Diary of a dumb bitch 4.3.2024

First off I'm gonna say WOW what a rabbit hole i've been down tonight. In a desperate search for nostalgic websites I used to basically live my life on back in the day I found my old fanfiction accounts and I have cried and laughed so hard at these accounts. The older account contains my terrible writings all the way back from 2007 up until 2013 aka 6th grade through my senior year of high school. Thats a whole lotta growth between each story there. 


Plus there's a newer account with my work from 2014-2015 on it and that account actually made me cry because on my profile page it literally says "I'm just a lazy college kid who dreams of being an author." when I dropped out in 2015 because I was homeless and in an incredibly abusive relationship. And seeing that on there literally felt like a punch in the gut. 


So over the course of the last few hours I've sat and read all of the things I ever wrote and published on there and actually saw the growth and how much I really used to love to write.
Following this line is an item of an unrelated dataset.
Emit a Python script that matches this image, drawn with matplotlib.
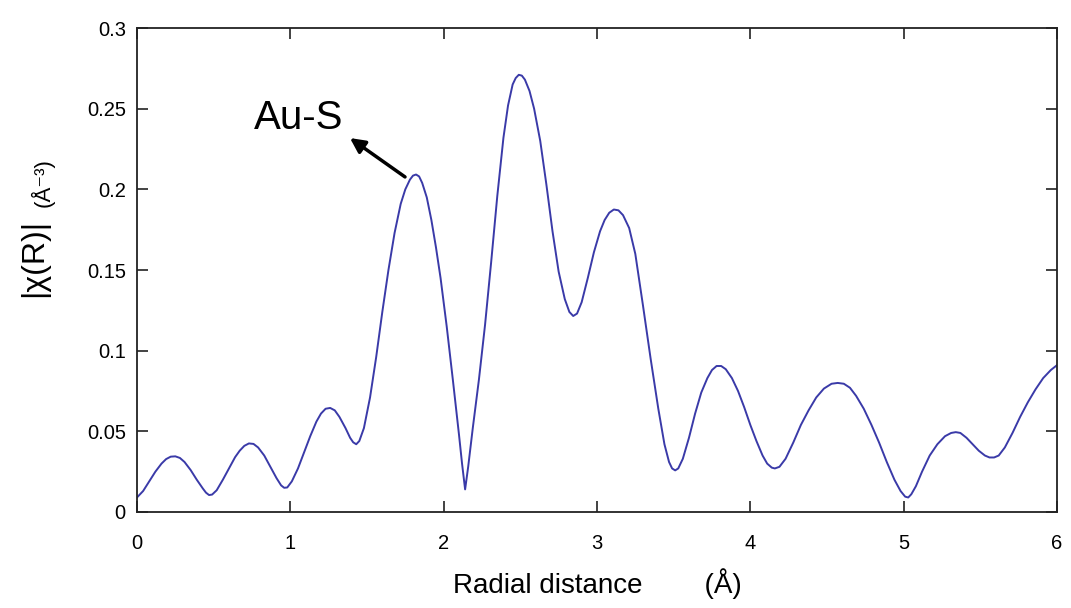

You can see the growth and progression in my writing skills and I'm just so sad I really gave that up and let life just take that away from me. 
I used to write in journals and write songs and poems and original stories and so many fanfictions, and I just lost myself somewhere along the line and let go of one of the things i had been so passionate about. 

I feel like it's a huge part of my healing process to take that back. I've put it off for so many years feeling like I just never have the time or energy to when in reality I could be writing instead of scrolling through facebook aimlessly or drawing or playing video games exploring new worlds. 


I really have just been coming to realize how much of ME I've truly lost in all these years of heartache and misery. I need to cling to the things that make me happy like I used to. Because Damn it I still do want to be an author, and I want to make art, and i want to keep working in the music industry, and theres no one sitting here breaking me into pieces telling me i cant do shit but myself now. I finally have broke free of all the men i've let fucking break me down for years and really focusing on rediscovering myself again and just trying to be happy again.